(DIRECTIONS) Take the lines from the one with "Write a Python" through the one with "import plotly.graph_objects as go", both ends kept, and reproduce them exactly without the pictures.

##########

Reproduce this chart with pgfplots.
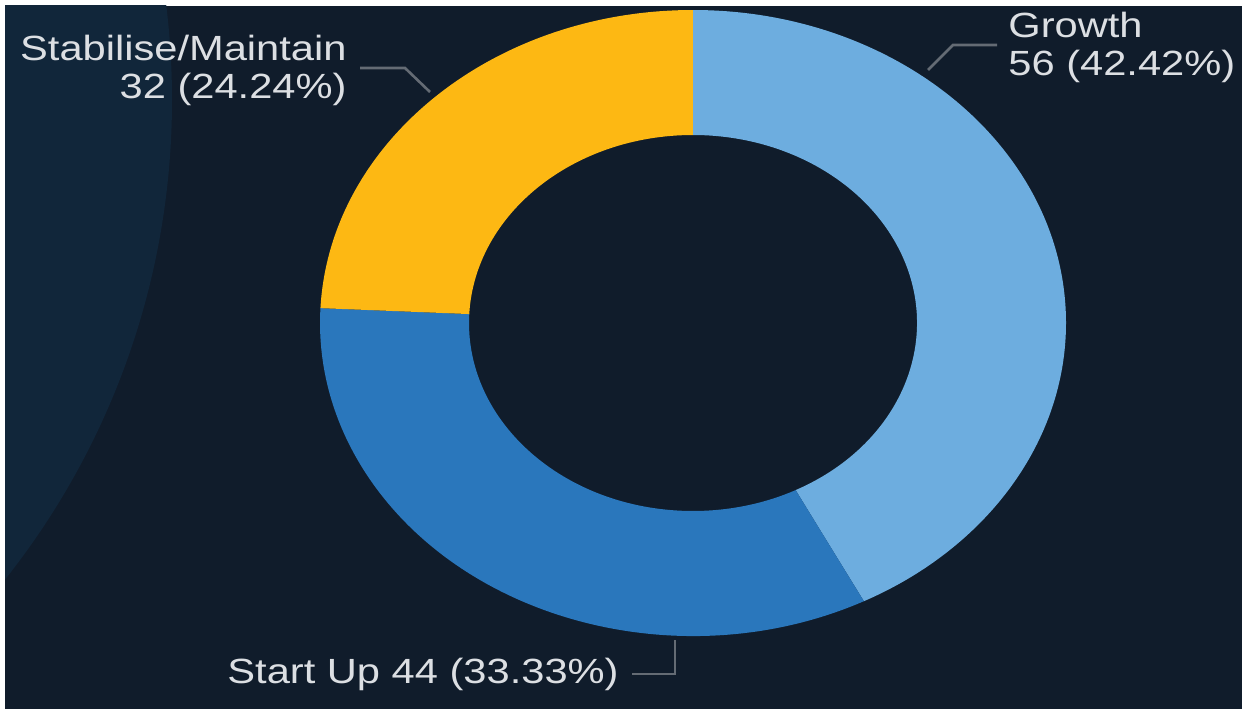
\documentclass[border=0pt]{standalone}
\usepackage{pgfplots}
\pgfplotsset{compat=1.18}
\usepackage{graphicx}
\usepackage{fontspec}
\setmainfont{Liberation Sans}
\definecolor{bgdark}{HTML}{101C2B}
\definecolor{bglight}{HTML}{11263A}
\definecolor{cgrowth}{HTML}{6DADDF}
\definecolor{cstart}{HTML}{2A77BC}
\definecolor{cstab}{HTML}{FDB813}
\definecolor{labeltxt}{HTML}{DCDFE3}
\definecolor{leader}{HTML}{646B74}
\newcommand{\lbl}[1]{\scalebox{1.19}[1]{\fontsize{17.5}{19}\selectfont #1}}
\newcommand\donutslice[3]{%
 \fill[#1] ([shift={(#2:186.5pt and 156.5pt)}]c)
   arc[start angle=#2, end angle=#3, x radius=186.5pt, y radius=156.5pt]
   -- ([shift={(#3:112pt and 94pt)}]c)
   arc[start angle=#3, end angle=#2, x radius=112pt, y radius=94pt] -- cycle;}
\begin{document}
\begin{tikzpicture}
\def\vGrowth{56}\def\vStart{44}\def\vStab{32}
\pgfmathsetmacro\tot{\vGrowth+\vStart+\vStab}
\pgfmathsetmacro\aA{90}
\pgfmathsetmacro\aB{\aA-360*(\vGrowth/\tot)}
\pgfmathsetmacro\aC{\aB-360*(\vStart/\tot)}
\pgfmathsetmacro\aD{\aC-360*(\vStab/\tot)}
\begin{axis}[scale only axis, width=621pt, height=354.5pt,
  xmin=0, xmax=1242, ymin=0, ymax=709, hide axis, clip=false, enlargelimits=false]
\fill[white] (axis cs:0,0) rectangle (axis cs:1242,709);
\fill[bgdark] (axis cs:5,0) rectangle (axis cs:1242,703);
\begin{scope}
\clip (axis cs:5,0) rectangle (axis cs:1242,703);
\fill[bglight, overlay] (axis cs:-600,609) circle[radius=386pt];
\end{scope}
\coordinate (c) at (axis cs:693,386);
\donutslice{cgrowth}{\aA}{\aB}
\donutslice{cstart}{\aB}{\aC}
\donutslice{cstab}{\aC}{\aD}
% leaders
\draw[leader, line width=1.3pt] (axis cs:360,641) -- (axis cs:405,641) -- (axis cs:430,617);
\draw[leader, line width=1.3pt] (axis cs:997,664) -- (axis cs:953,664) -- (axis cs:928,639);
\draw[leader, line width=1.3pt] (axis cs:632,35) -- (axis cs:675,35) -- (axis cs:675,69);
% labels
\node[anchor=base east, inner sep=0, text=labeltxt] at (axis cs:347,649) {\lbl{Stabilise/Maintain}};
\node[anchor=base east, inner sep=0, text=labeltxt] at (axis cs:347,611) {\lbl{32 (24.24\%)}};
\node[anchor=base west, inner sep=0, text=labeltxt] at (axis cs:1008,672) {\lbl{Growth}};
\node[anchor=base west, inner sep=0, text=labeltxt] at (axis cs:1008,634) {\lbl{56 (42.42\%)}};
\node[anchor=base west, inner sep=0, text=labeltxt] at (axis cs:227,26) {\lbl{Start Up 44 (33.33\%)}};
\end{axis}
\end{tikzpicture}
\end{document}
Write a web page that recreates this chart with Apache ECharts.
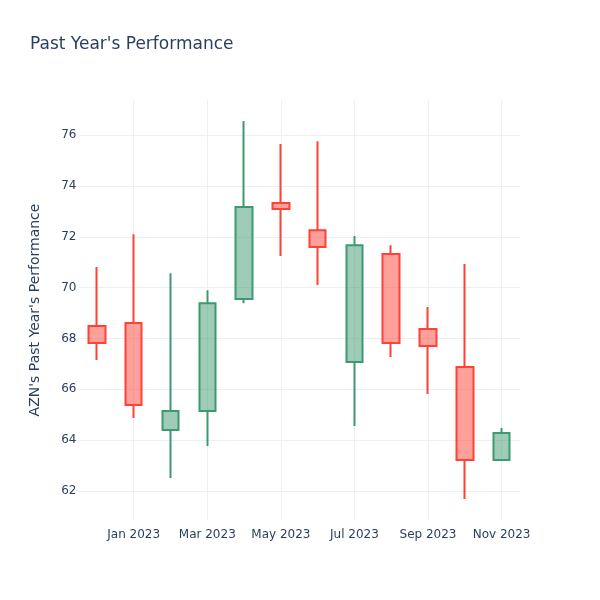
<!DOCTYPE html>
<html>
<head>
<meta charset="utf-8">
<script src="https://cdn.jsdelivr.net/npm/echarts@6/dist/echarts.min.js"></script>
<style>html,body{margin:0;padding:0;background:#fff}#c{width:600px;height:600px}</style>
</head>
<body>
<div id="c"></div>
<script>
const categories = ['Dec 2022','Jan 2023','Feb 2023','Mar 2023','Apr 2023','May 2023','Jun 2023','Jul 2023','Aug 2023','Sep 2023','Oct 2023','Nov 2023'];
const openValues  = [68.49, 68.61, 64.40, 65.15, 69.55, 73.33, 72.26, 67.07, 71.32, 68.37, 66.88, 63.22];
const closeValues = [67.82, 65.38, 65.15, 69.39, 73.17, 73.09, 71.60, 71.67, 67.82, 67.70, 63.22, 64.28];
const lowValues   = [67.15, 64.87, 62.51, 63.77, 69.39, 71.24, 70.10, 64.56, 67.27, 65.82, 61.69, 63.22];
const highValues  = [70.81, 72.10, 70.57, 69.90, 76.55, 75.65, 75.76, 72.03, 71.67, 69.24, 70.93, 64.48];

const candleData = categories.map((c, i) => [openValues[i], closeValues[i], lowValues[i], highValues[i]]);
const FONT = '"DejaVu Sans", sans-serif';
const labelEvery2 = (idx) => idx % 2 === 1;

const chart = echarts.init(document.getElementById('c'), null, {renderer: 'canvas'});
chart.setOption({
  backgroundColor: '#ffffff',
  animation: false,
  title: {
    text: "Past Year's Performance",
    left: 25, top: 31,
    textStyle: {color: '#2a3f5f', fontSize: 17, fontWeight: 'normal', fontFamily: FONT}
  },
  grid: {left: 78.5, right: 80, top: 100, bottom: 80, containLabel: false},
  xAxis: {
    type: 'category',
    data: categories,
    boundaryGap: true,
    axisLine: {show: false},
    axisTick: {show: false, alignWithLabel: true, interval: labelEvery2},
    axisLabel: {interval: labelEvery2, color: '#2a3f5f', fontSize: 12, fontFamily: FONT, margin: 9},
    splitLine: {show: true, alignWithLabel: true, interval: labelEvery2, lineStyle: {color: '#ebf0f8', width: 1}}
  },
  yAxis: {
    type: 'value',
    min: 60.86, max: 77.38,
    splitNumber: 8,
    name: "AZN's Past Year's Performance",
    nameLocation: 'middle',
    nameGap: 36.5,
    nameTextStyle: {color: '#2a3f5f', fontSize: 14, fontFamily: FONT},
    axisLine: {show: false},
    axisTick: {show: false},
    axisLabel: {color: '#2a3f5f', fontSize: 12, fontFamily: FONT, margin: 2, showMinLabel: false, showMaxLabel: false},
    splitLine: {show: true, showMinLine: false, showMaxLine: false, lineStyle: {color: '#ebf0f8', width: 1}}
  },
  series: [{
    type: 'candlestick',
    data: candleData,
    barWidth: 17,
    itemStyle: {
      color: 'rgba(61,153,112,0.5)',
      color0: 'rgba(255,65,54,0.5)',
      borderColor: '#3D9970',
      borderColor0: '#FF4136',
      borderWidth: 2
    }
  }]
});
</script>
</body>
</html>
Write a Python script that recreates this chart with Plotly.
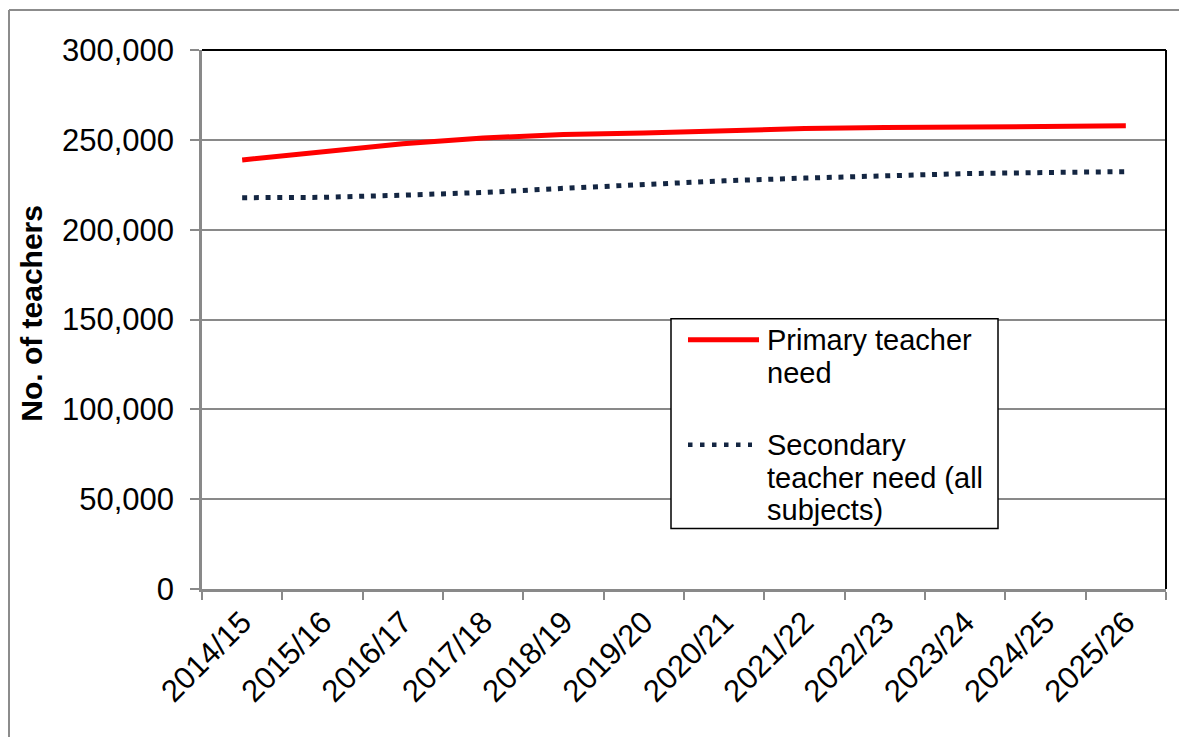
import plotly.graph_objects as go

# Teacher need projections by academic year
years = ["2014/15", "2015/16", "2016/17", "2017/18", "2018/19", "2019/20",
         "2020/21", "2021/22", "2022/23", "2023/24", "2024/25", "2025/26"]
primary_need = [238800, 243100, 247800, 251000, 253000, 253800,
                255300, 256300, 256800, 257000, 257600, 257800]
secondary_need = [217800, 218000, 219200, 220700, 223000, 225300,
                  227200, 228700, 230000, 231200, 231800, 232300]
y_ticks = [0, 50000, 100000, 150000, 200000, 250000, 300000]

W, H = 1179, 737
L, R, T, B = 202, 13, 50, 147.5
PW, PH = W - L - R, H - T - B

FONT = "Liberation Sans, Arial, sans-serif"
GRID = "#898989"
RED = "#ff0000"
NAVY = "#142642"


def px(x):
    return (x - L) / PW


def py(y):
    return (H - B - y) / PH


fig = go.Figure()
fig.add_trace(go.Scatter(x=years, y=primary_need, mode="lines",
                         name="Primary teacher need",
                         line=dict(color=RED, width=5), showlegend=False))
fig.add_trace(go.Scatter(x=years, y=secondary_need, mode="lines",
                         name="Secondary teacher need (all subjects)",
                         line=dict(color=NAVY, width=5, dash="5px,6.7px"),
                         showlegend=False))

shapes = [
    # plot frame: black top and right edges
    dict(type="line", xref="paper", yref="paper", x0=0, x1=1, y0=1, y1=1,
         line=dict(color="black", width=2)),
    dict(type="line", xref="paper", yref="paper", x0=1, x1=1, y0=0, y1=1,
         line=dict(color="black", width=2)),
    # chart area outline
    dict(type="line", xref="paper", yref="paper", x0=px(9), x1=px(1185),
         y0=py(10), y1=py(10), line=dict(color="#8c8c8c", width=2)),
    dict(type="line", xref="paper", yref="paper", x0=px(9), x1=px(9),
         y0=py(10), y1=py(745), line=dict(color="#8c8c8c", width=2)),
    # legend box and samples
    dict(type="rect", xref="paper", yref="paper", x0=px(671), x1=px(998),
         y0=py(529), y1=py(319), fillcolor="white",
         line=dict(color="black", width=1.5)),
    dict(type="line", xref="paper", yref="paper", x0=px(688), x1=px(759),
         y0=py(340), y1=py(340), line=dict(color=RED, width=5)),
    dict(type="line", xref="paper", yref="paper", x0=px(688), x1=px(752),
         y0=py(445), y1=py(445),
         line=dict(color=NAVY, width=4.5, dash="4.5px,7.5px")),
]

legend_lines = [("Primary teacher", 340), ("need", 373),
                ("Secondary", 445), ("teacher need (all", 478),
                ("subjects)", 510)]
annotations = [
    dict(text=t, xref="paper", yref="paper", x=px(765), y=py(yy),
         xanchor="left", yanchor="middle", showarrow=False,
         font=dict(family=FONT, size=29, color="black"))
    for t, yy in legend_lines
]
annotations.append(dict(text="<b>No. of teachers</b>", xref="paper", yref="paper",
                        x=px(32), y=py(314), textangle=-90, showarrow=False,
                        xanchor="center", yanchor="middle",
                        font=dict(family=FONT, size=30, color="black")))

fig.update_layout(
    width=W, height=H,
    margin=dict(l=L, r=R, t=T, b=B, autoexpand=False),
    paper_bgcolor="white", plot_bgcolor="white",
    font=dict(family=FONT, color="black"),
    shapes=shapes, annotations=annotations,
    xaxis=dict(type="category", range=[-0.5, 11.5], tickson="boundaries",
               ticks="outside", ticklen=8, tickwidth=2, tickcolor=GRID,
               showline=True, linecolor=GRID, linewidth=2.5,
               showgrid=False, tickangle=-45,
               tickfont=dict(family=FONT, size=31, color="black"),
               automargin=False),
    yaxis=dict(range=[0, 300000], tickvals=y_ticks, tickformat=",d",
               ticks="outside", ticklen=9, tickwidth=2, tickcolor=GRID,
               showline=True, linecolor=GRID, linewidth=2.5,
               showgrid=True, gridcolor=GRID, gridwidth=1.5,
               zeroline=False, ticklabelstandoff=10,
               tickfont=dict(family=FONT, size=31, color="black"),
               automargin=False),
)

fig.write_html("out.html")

##########

(WRITTEN REPLY)
Write a Python script that recreates this chart with Plotly.
import plotly.graph_objects as go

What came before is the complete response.